[start Data provided]
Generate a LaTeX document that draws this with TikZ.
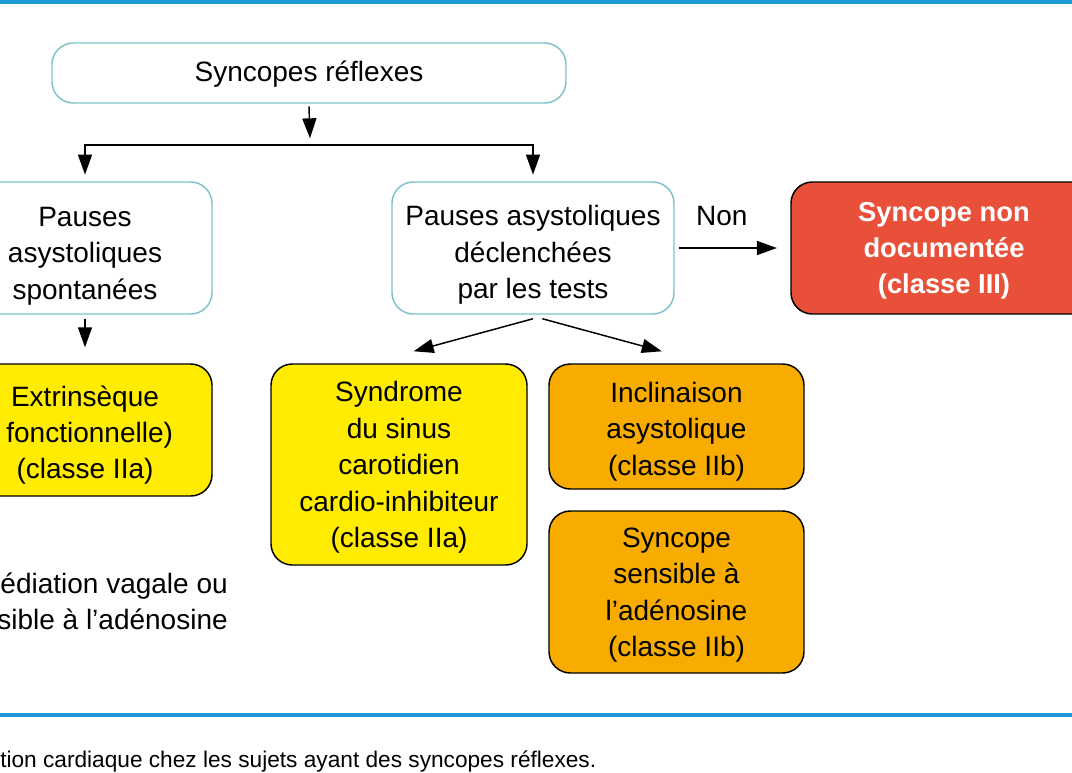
[end Data provided]
[start Data provided]
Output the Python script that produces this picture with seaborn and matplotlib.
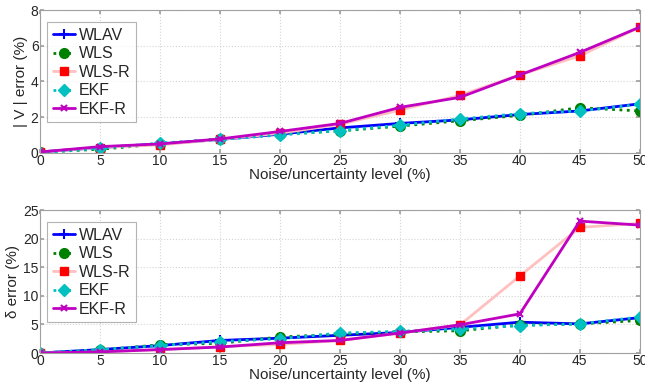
[end Data provided]
[start Data provided]
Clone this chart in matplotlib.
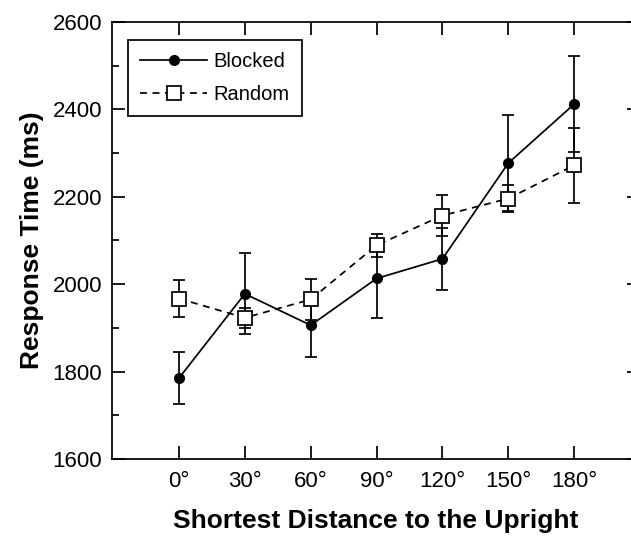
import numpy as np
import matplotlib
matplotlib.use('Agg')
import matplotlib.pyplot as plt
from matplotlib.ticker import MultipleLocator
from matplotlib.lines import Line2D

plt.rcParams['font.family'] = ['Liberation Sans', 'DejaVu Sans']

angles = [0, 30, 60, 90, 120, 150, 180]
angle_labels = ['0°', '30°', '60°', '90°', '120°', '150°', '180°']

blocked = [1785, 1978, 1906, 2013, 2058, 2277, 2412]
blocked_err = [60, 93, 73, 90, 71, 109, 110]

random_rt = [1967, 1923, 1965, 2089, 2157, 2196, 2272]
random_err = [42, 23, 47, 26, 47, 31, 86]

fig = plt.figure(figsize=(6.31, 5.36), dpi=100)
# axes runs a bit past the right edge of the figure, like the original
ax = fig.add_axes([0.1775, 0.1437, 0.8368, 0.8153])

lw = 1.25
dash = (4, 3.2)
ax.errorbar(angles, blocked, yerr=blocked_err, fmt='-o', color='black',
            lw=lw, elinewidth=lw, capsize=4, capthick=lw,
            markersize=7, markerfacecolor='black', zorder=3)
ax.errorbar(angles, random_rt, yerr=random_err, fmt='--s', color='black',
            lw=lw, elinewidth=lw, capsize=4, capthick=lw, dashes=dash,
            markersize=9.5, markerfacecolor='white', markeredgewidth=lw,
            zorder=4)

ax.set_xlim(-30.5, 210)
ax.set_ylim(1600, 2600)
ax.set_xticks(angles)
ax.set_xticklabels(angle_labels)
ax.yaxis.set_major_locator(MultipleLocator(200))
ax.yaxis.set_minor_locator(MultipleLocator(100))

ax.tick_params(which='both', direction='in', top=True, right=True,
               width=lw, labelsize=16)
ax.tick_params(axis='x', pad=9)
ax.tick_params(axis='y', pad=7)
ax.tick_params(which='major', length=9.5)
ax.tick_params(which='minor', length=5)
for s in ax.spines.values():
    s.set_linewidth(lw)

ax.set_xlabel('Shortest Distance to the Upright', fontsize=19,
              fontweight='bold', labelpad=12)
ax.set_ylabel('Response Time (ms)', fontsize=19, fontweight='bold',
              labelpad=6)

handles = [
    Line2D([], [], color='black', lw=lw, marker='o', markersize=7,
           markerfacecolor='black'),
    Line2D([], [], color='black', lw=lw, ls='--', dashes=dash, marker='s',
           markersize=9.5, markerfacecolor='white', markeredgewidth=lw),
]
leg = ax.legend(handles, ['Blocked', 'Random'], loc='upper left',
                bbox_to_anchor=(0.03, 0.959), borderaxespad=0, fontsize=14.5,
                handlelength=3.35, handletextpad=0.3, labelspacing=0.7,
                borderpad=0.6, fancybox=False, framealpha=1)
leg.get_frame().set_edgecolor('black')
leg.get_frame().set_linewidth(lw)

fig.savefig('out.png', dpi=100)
[end Data provided]
#### [What you have to do]
Find each line holding "that". Copy it out.

#### [Solution]
Generate a LaTeX document that draws this with TikZ.
Output the Python script that produces this picture with seaborn and matplotlib.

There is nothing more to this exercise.